Chapel Hill High School alumnus Jonah Garson is running for a seat in the North Carolina General Assembly, hoping to replace Verla Insko, who will retire after her term ends in 2023.
Garson graduated from Chapel Hill High School in 2005 and currently works as an attorney at Parry Law, PLLC. The UNC-Chapel Hill and Columbia Law School graduate was the former voter protection director for the N.C. Democratic Party, Chair of the Orange County Democratic Party and a member of the Chapel Hill-Carrboro NAACP Executive Committee.
He is running for a seat in North Carolina House District 56, which represents Chapel Hill and Carrboro.
Garson’s platform is focused on funding and strengthening public education, ensuring voting and abortion rights, as well as access to health care, while also protecting the environment and working to stop climate change.
Garson’s activism began at a young age: he was raised in a family of political activists who valued social justice.
His father was a labor organizer for multiple years, and, when Garson attended Chapel Hill High School, he helped UNC students register to vote and protested the American occupation of Iraq in the wake of 9/11.
The terrorist attacks on September 11, 2001—and the political ramifications of the event that became evident when Garson was in high school—motivated Garson to enter politics.
“My big areas of early political activism had to do with protesting direct action against the Iraq War,” he said.

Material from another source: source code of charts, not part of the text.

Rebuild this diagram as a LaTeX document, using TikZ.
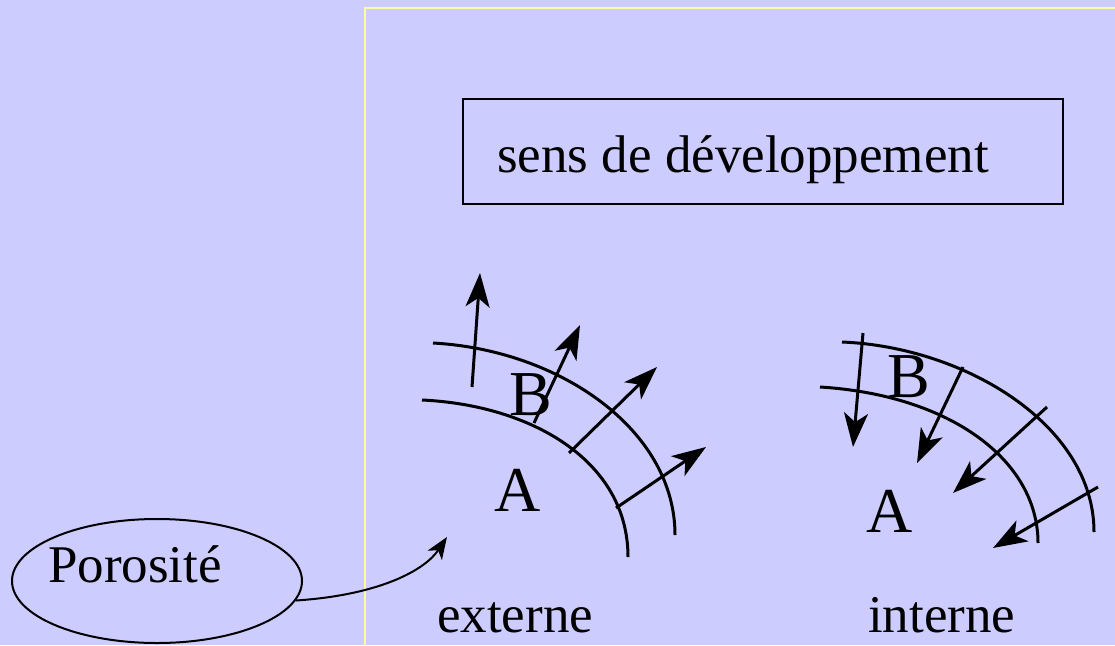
\documentclass[tikz,border=0pt]{standalone}
\usepackage{fontspec}
\setmainfont{Liberation Serif}
\usetikzlibrary{arrows.meta, shapes.geometric}
\definecolor{lavender}{HTML}{CCCCFF}
\definecolor{paleyellow}{HTML}{FFFF99}
\newcommand{\bigtxt}{\fontsize{53}{60}\selectfont}
\newcommand{\hugetxt}{\fontsize{64}{70}\selectfont}

\begin{document}
\begin{tikzpicture}[x=1pt, y=-1pt, >={Stealth[length=34pt, width=24pt, inset=9pt]},
    layer/.style={line width=3pt},
    flow/.style={line width=3pt, ->},
    lbl/.style={inner sep=0pt, anchor=base west, font=\bigtxt},
    zone/.style={inner sep=0pt, anchor=base west, font=\hugetxt}]
        \fill[lavender] (0,0) rectangle (1115,645);
        \useasboundingbox (0,0) rectangle (1115,645);
        \draw[paleyellow, line width=2pt] (365,645) -- (365,8) -- (1115,8);
        % box
        \draw[line width=2.5pt] (463,99) rectangle (1063,204);
        \node (sens) [lbl] at (497,172) {sens de développement};
        % externe
        \draw[layer] (433,343) .. controls (560,350) and (675,430) .. (675,535);
        \draw[layer] (422,400) .. controls (530,405) and (628,460) .. (628,557);
        \draw[flow] (472,387) -- (480,273);
        \draw[flow] (534,423) -- (580,325);
        \draw[flow] (569,453) -- (657,367);
        \draw[flow] (616,508) -- (706,447);
        \node (bext) [zone] at (509,415) {B};
        \node (aext) [zone] at (494,511) {A};
        \node (ext) [lbl] at (437,632) {externe};
        % interne
        \draw[layer] (842,342) .. controls (965,347) and (1094,425) .. (1094,532);
        \draw[layer] (820,387) .. controls (950,395) and (1038,460) .. (1038,543);
        \draw[flow] (863,333) -- (853,447);
        \draw[flow] (963,367) -- (917,463);
        \draw[flow] (1047,407) -- (953,493);
        \draw[flow] (1098,487) -- (993,548);
        \node (bint) [zone] at (887,397) {B};
        \node (aint) [zone] at (866,532) {A};
        \node (int) [lbl] at (868,632) {interne};
        % porosite
        \node (poro) [ellipse, draw, line width=2pt, minimum width=290pt, minimum height=124pt] at (157,581) {};
        \node (porotxt) [lbl] at (48,582) {Porosité};
        \coordinate (porotip) at (447,537);
        \draw[line width=2pt, -{Stealth[length=22pt, width=17pt, inset=6pt]}] (poro.-8) .. controls (380,595) and (425,570) .. (porotip);
\end{tikzpicture}
\end{document}
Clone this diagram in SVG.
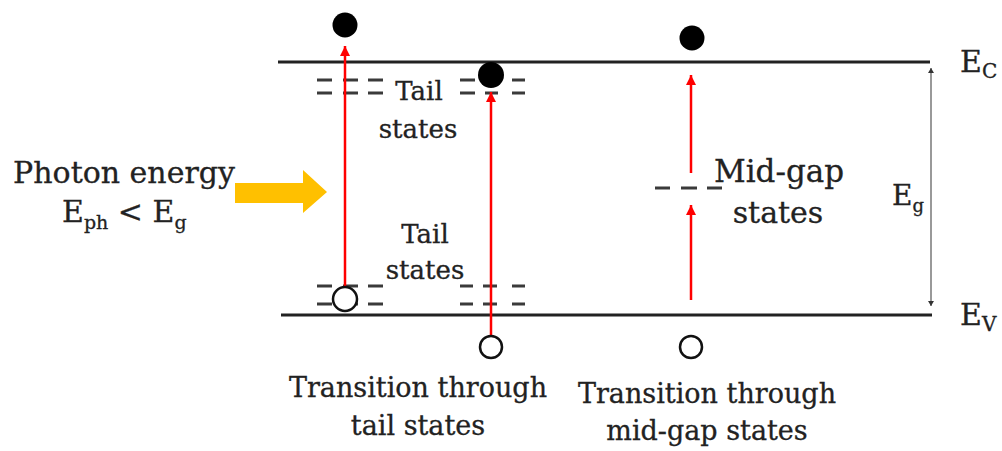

A fellow member of the Class of 2005, Ami Olsen, now a Spanish teacher at Carrboro High School, witnessed the political activism Garson show in his high-school days.
“He was already canvassing back then and was big into the local and national scene, organizing and showing out for teachers and students and the politicians he believed in,” Olsen said.
After investing himself in local politics, Garson committed to learning the law and honing his organizational skills so he could strengthen his fight for increased teacher wages, public safety and environmental protections.
Much of Garson’s political interest was inspired by the project REDMAP, a strategy employed by the Republican State Leadership Committee to maximize the number of Republican politicians in federal and state legislative seats.
”Every ten years, we have this census, when our state legislature redraws our maps and, since the Republicans control the House, they redraw the maps in the way to benefit them,” Garson said.
If districts are redrawn, Garson said, progress made by North Carolina Democrats over the past few years will be in vain: most of their laws will either be reworked or gradually taken away.
Garson is also on guard against the lack of funding and commitment of resources to the state’s public schools.
“The GOP is systematically starving public education,” Garson said. “We know our schools provide so much more than instructional education, providing meals for students and behavioral health support and counseling. We need to be making investments and attracting and retaining teachers of color in this state, particularly Black teachers. We can’t wait any longer.”
Olsen trusts that Garson will listen to people involved in public education, hearing the concerns of educators across the state, as well as those of LGBTQ citizens.
“He has a comprehensive view of public education in his head and actually talks to teachers, students and staff about what our public schools need,” Olsen said. “Jonah has shown me that he will make sure LGBTQ+ folx have a voice in the [North Carolina General Assembly], and he won’t suffer any discriminatory nonsense.”
Garson believes the 2022 election is very important: if the Democrats lose more seats there could be a Republican supermajority in the state, allowing Governor Roy Cooper’s veto to be overridden and for controversial laws to be enacted.
There are currently 120 seats in the North Carolina House of Representatives, where there are 69 Republicans and 51 Democrats. Garson aims both to win a seat and help campaign for other Democrats trying to retain their positions.
The primary election will be on May 17, 2022, and, although it is a foregone conclusion that a Democrat will fill Insko’s seat in November’s election, Garson believes a lot needs to be done to ensure a Democratic victories statewide.
“We need to reimagine how we fight across the state, because, in this current political environment, it’s no exaggeration to say that we are at war for our democracy,” he said. “The only way we’ll win on these policies is by flipping seats and breaking the GOP stranglehold over our North Carolina General Assembly.”